• [WHAT NEEDS TO BE DONE]: The records below must be output exactly, without pictures.

Items listed in a dataset:
▼

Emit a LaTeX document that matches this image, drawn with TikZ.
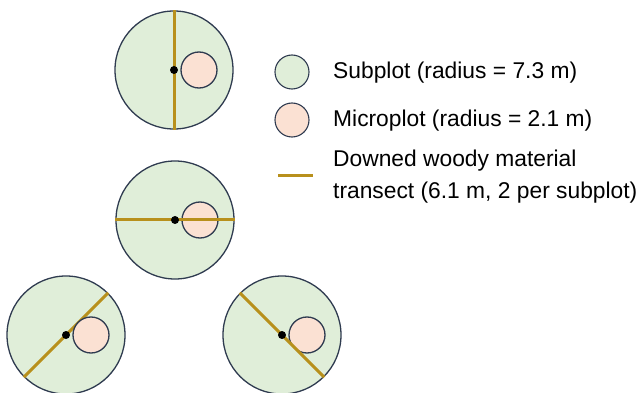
\documentclass[tikz,border=0pt]{standalone}
\usepackage{fontspec}
\setmainfont{Liberation Sans}
\definecolor{subfill}{HTML}{E0EED9}
\definecolor{microfill}{HTML}{FBE1D3}
\definecolor{rim}{HTML}{2F3B50}
\definecolor{gold}{HTML}{B8901C}
\tikzset{
  subplot/.style={circle, draw=rim, fill=subfill, line width=1.3pt, minimum size=118pt, inner sep=0pt},
  micro/.style={circle, draw=rim, fill=microfill, line width=1.3pt, minimum size=36pt, inner sep=0pt},
  legsub/.style={circle, draw=rim, fill=subfill, line width=1.1pt, minimum size=34pt, inner sep=0pt},
  legmicro/.style={circle, draw=rim, fill=microfill, line width=1.1pt, minimum size=34pt, inner sep=0pt},
  transect/.style={draw=gold, line width=3pt},
  centerdot/.style={circle, fill=black, minimum size=8pt, inner sep=0pt},
  legtext/.style={anchor=base west, font=\fontsize{22.8}{32}\selectfont, inner sep=0pt, align=left}
}
\begin{document}
\begin{tikzpicture}[x=1pt, y=-1pt]
\useasboundingbox (0,0) rectangle (638,393);
% top subplot
\node[subplot] (s1) at (174,70) {};
\draw[transect] (s1.north) -- (s1.south);
\node[micro] (m1) at (199,70) {};
\node[centerdot] (c1) at (174,70) {};
% middle subplot
\node[subplot] (s2) at (175,220) {};
\node[micro] (m2) at (200,220) {};
\draw[transect] (s2.west) -- (s2.east);
\node[centerdot] (c2) at (175,220) {};
% bottom left
\node[subplot] (s3) at (66,335) {};
\draw[transect] (s3.45) -- (s3.225);
\node[micro] (m3) at (91,335) {};
\node[centerdot] (c3) at (66,335) {};
% bottom right
\node[subplot] (s4) at (282,335) {};
\node[micro] (m4) at (307,335) {};
\draw[transect] (s4.135) -- (s4.315);
\node[centerdot] (c4) at (282,335) {};
% legend
\node[legsub] (l1) at (292,72) {};
\node[legmicro] (l2) at (292,120) {};
\coordinate (la) at (278,176);
\coordinate (lb) at (313,176);
\draw[transect] (la) -- (lb);
\node[legtext] (t1) at (333,79) {Subplot (radius = 7.3 m)};
\node[legtext] (t2) at (333,127) {Microplot (radius = 2.1 m)};
\node[legtext] (t3) at (333,167) {Downed woody material};
\node[legtext] (t4) at (333,199) {transect (6.1 m, 2 per subplot)};
\end{tikzpicture}
\end{document}
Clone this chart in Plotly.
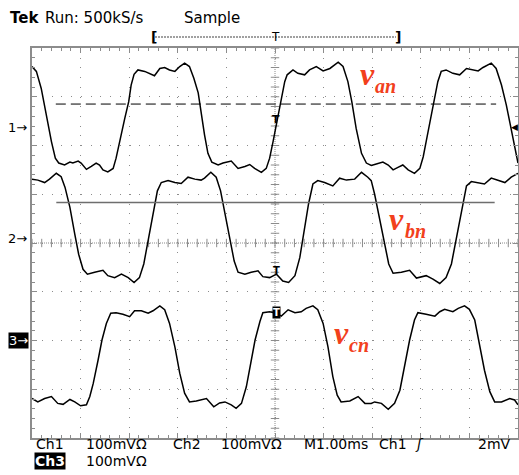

▲

• [EXERCISE OUTPUT]:
Emit a LaTeX document that matches this image, drawn with TikZ.
\documentclass[tikz,border=0pt]{standalone}
\usepackage{fontspec}
\setmainfont{Liberation Sans}
\definecolor{subfill}{HTML}{E0EED9}
\definecolor{microfill}{HTML}{FBE1D3}
\definecolor{rim}{HTML}{2F3B50}
\definecolor{gold}{HTML}{B8901C}
\tikzset{
  subplot/.style={circle, draw=rim, fill=subfill, line width=1.3pt, minimum size=118pt, inner sep=0pt},
  micro/.style={circle, draw=rim, fill=microfill, line width=1.3pt, minimum size=36pt, inner sep=0pt},
  legsub/.style={circle, draw=rim, fill=subfill, line width=1.1pt, minimum size=34pt, inner sep=0pt},
  legmicro/.style={circle, draw=rim, fill=microfill, line width=1.1pt, minimum size=34pt, inner sep=0pt},
  transect/.style={draw=gold, line width=3pt},
  centerdot/.style={circle, fill=black, minimum size=8pt, inner sep=0pt},
  legtext/.style={anchor=base west, font=\fontsize{22.8}{32}\selectfont, inner sep=0pt, align=left}
}
\begin{document}
\begin{tikzpicture}[x=1pt, y=-1pt]
\useasboundingbox (0,0) rectangle (638,393);
% top subplot
\node[subplot] (s1) at (174,70) {};
\draw[transect] (s1.north) -- (s1.south);
\node[micro] (m1) at (199,70) {};
\node[centerdot] (c1) at (174,70) {};
% middle subplot
\node[subplot] (s2) at (175,220) {};
\node[micro] (m2) at (200,220) {};
\draw[transect] (s2.west) -- (s2.east);
\node[centerdot] (c2) at (175,220) {};
% bottom left
\node[subplot] (s3) at (66,335) {};
\draw[transect] (s3.45) -- (s3.225);
\node[micro] (m3) at (91,335) {};
\node[centerdot] (c3) at (66,335) {};
% bottom right
\node[subplot] (s4) at (282,335) {};
\node[micro] (m4) at (307,335) {};
\draw[transect] (s4.135) -- (s4.315);
\node[centerdot] (c4) at (282,335) {};
% legend
\node[legsub] (l1) at (292,72) {};
\node[legmicro] (l2) at (292,120) {};
\coordinate (la) at (278,176);
\coordinate (lb) at (313,176);
\draw[transect] (la) -- (lb);
\node[legtext] (t1) at (333,79) {Subplot (radius = 7.3 m)};
\node[legtext] (t2) at (333,127) {Microplot (radius = 2.1 m)};
\node[legtext] (t3) at (333,167) {Downed woody material};
\node[legtext] (t4) at (333,199) {transect (6.1 m, 2 per subplot)};
\end{tikzpicture}
\end{document}
Clone this chart in Plotly.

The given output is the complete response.